(Teleborsa) - Nel 2019, la
retribuzioni contrattuali orarie mostra un
rallentamento, a seguito del
mancato rinnovo contrattuale per quasi la
metà dei dipendenti. E' quanto rileva l'
Istat nel rapporto di dicembre, che rileva però un
"lieve incremento medio in termini reali" grazie alla
minore crescita dell'inflazione.
MANCATO RINNOVO PER 5,5 MILIONI DIPENDENTI - Alla fine di dicembre 2019, i
contratti collettivi nazionali in vigore per la parte economica (
29 contratti) riguardano
oltre la metà (55,4%) dei dipendenti - circa 6,9 milioni - con un monte retributivo pari al 53,4% del totale. Nel corso del
quarto trimestre 2019 sono stati
recepiti cinque accordi - estrazione di minerali energetici e petrolifere, lapidei, energia elettrica, autorimesse e autonoleggi e gas e acqua - e ne sono scaduti due, conciarie e alimentari. I contratti che a fine dicembre 2019 sono
in attesa di rinnovo erano
44, per un totale di circa
5,5 milioni di dipendenti (44,6% del totale), valore in diminuzione rispetto alla fine del trimestre precedente.
QUASI 2 ANNI PER AGGIORNARE CONTRATTI - Nel corso del 2019 è aumentato il
tempo medio di attesa di rinnovo, che passa da 10,6 a
20,4 mesi per i lavoratori con contratto scaduto.

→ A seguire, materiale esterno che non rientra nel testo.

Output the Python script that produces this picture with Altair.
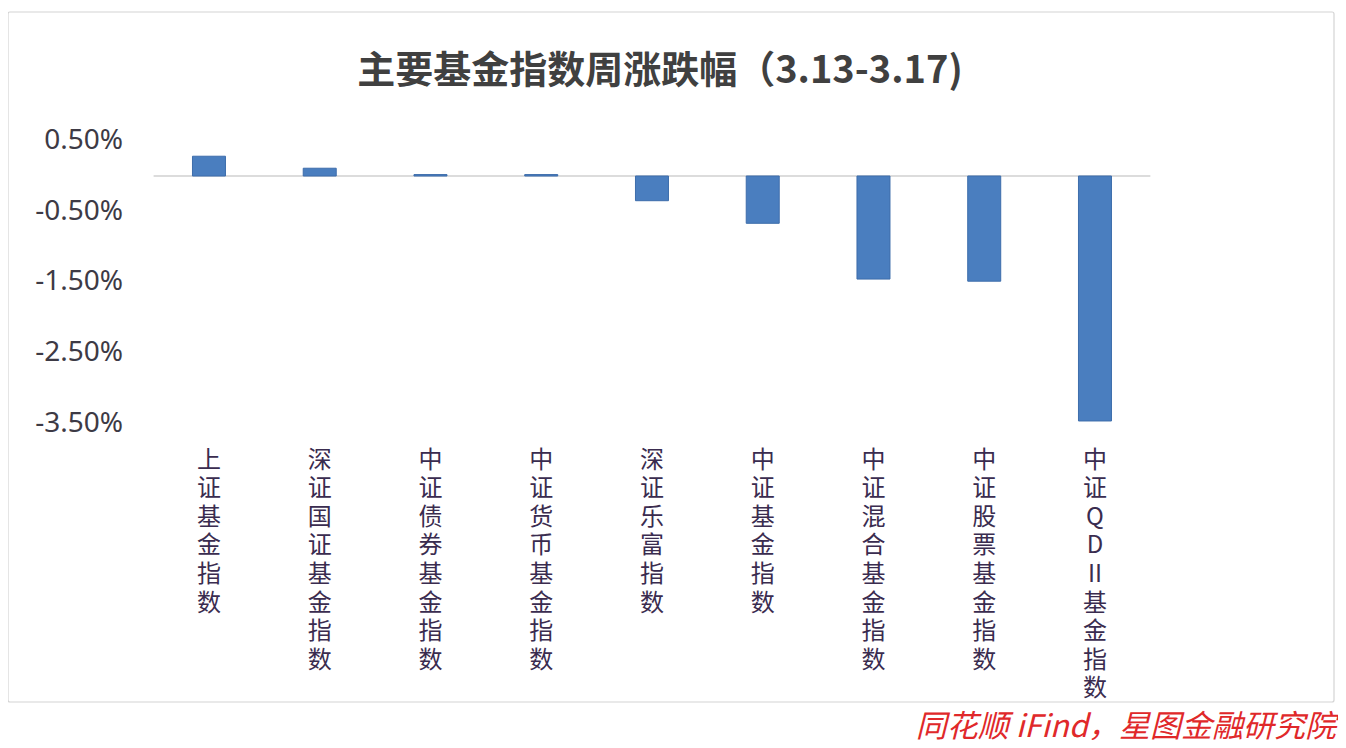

RETRIBUZIONI IN AUMENTO SOLO SU EFFETTO MINI INFLAZIONE - A dicembre,
l’indice delle retribuzioni contrattuali orarie resta
invariato sul mese precedente e
aumenta dello 0,6% su anno. In particolare, l’aumento è stato dello 0,9% per i dipendenti
dell’industria, dello 0,4% per quelli dei
servizi privati e dello 0,7% per quelli della
pubblica amministrazione. I settori che presentano gli aumenti tendenziali più elevati sono quelli dell’estrazione di minerali (+1,8%), dell’energia e petroli (+1,7%), dell’energia elettrica e industria chimica (entrambi +1,5%). L’incremento è invece nullo per i settori del commercio, delle farmacie private, delle telecomunicazioni e degli altri servizi privati.
Nel 2019, la retribuzione oraria media è
cresciuta dell’1,1% rispetto all’anno precedente. Aumenti superiori alla media si registrano per l’intero settore pubblico (+1,9%) e, nel settore privato, per l’agricoltura (+1,8%) e l’industria chimica (+1,5%).